The Hightower Lowdown
Death and taxes -- the poor get both, corporations get neither.
By Jim Hightower, Fri., Feb. 14, 2003
Earth to 'The Wall Street Journal'
The Wall Street Journal editorial writers have a unique perspective on life: looking down on you and me.
These pipe-smoking editorialists are considered to be the official mouthpiece for the corporate nation, and they're constantly carping about how the rich and corporate are just damned near bent over double with the burden of having to support the government with their taxes.
Recently, however, they had an astonishing conversion -- they came out for more taxes! Not on them and their ilk. On you -- the working stiffs and poor folks.
You can't make up stuff this good. The editors wailed from on high about "The Non-Paying Class," declaring that us hoi polloi "pay little or no taxes" and need to be forced by Washington to pay more in order to relieve the burden of those at the top.
Who are these goobers talking about? They singled out a poor, hypothetical schmoe who's making $12,000 a year and is in the lowest tax bracket. This person, the editors complained, "pays a little less than four percent of income in taxes." The editors dubbed such people "lucky duckies."
Yoo-hooooooo. Earth to you aliens at the Journal. Trying to eke out a living on pay of $12,000 a year is the exact opposite of "lucky." It's poverty -- and it ought not be taxed at all.
Plus, when they talk about who pays the most taxes, they're referring only to federal income taxes, leaving out the thoroughly regressive burdens of our payroll taxes, state and local taxes, sales taxes, gasoline taxes, fees, and a host of other assessments. Add these in, and us slobs at the bottom are paying the same rates or higher than the swells at the top.
For example, state and local governments sock the poor with taxes that total more than 11% of their paltry income. But they let the rich skate by with half as much.
If the Journal editors ever want to visit Earth, we'd be happy to show them around our neighborhood.
Tax Scams
George W. is pushing his latest tax giveaway to the superrich as an "economic stimulus."
Well, I'd be "stimulated," too, if I were going to get $16,000 out of the deal. That's how much Bush himself would gain. Or how about Dick Cheney, who'd get $104,000 under this scam?
Meanwhile, there's an even richer group that's lined up to get more special tax giveaways from George: corporations. Talk about your tax dodgers! Corporations already enjoy more government subsidies and benefits than people do, yet they pay the least in taxes. Forget the basic corporate tax rate of 35%, these outfits have hordes of lobbyists, lawyers, and accountants to "Enron the system," creating loopholes and tax gimmicks that whittle their formal tax log down to a toothpick ... or less.
For example, there's the scandalous (but still legal) tax dodge known as the Bermuda Loophole. It lets corporate sharpies pretend to be headquartered offshore, even though they're physically right here in the USA. Bottom line is that they can use Bermuda to escape paying their taxes to the Red, White, and Blue!
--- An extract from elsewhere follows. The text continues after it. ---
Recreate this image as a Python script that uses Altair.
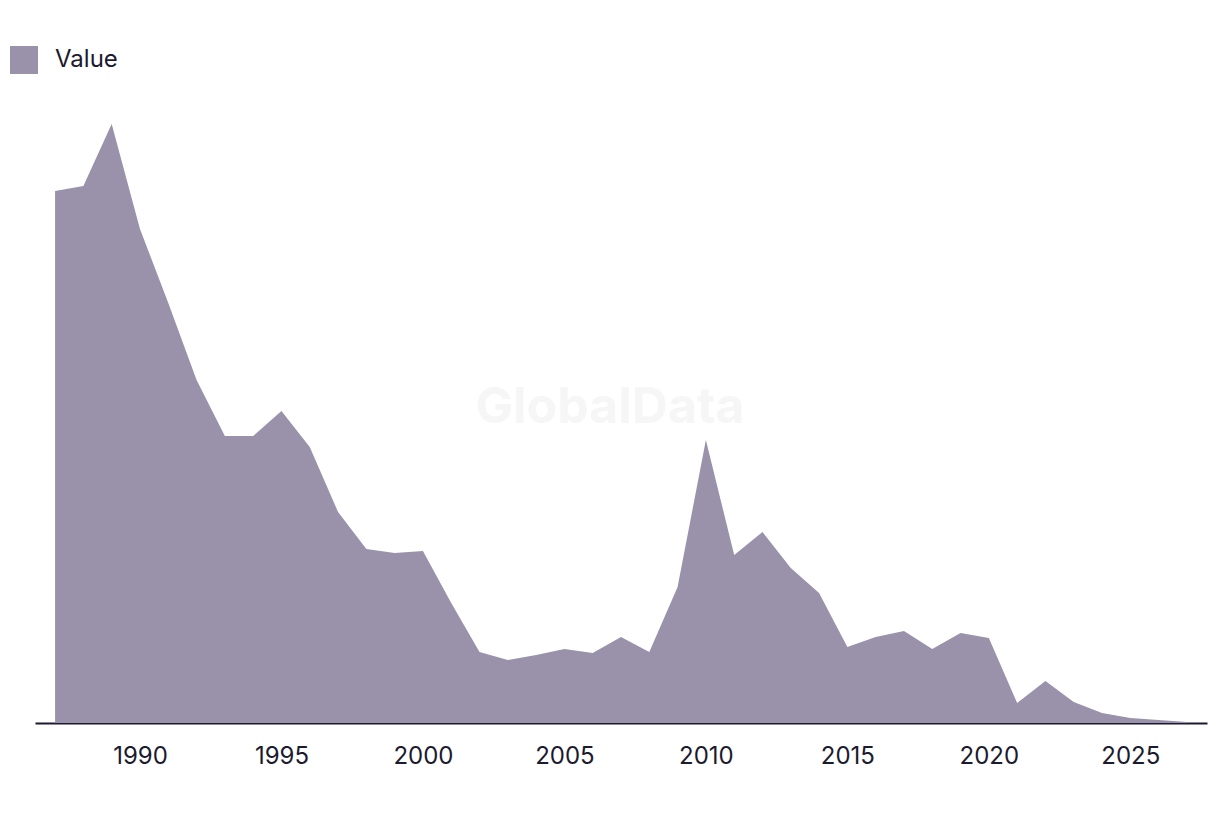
import altair as alt
import pandas as pd

years = list(range(1987, 2028))
values = [532, 537, 599, 494, 420, 343, 287, 287, 312, 276, 211, 174, 170, 172,
          120, 71, 63, 68, 74, 70, 86, 71, 136, 283, 168, 191, 155, 130,
          76, 86, 92, 74, 90, 85, 20, 42, 21, 10, 5, 3, 1]
series = ["Value"] * len(years)
tick_years = [1990, 1995, 2000, 2005, 2010, 2015, 2020, 2025]
watermark = ["GlobalData"]

df = pd.DataFrame({"Year": years, "Value": values, "Series": series})
wm = pd.DataFrame({"label": watermark})

FILL = "#9a91aa"
INK = "#1c1a2e"
FONT = "Inter"

area = alt.Chart(df).mark_area(color=FILL, opacity=1).encode(
    x=alt.X("Year:Q",
            scale=alt.Scale(domain=[1986.29, 2027.71], nice=False, zero=False),
            axis=alt.Axis(values=tick_years, format="d", title=None, ticks=False,
                          grid=False, domainColor=INK, domainWidth=2,
                          labelFontSize=24, labelColor=INK, labelFont=FONT,
                          labelPadding=21)),
    y=alt.Y("Value:Q", scale=alt.Scale(domain=[0, 623], nice=False), axis=None),
    color=alt.Color("Series:N",
                    scale=alt.Scale(domain=["Value"], range=[FILL]),
                    legend=alt.Legend(title=None, orient="none", legendX=-25, legendY=-54,
                                      symbolType="square", symbolSize=784,
                                      symbolStrokeWidth=0, symbolOpacity=1,
                                      labelFontSize=24, labelColor=INK, labelFont=FONT,
                                      labelOffset=17, padding=0)),
)

mark_wm = alt.Chart(wm).mark_text(fontSize=50, fontWeight="bold", color="#f6f6f6",
                                  font=FONT).encode(
    text="label:N", x=alt.value(575), y=alt.value(308))

chart = (mark_wm + area).properties(
    width=1172, height=623,
    padding={"left": 27, "top": 92, "right": 5, "bottom": 80},
    autosize=alt.AutoSizeParams(type="none"),
    background="white",
).configure_view(stroke=None)

chart.save("out.html", embed_options={"renderer": "svg", "actions": False})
Here's my thought on this scam. I say that all CEOs playing the anti-American Bermuda card have to wear Bermuda shorts everywhere they go, so we regular taxpayers can know who they are, grab 'em on the streets, and give them noogies.
Speaking of corporate moochers, guess who's one of the slickest? John Snow! Yes, Bush's new treasury secretary, the guy who's now in charge of our nation's tax policy. Snow headed CSX Corporation and leaped through so many loopholes that in three of the past four years, CSX paid zero in federal income taxes, even though it had banked nearly a billion dollars in profit. Even trickier, CSX got $164 million in tax rebates during those years.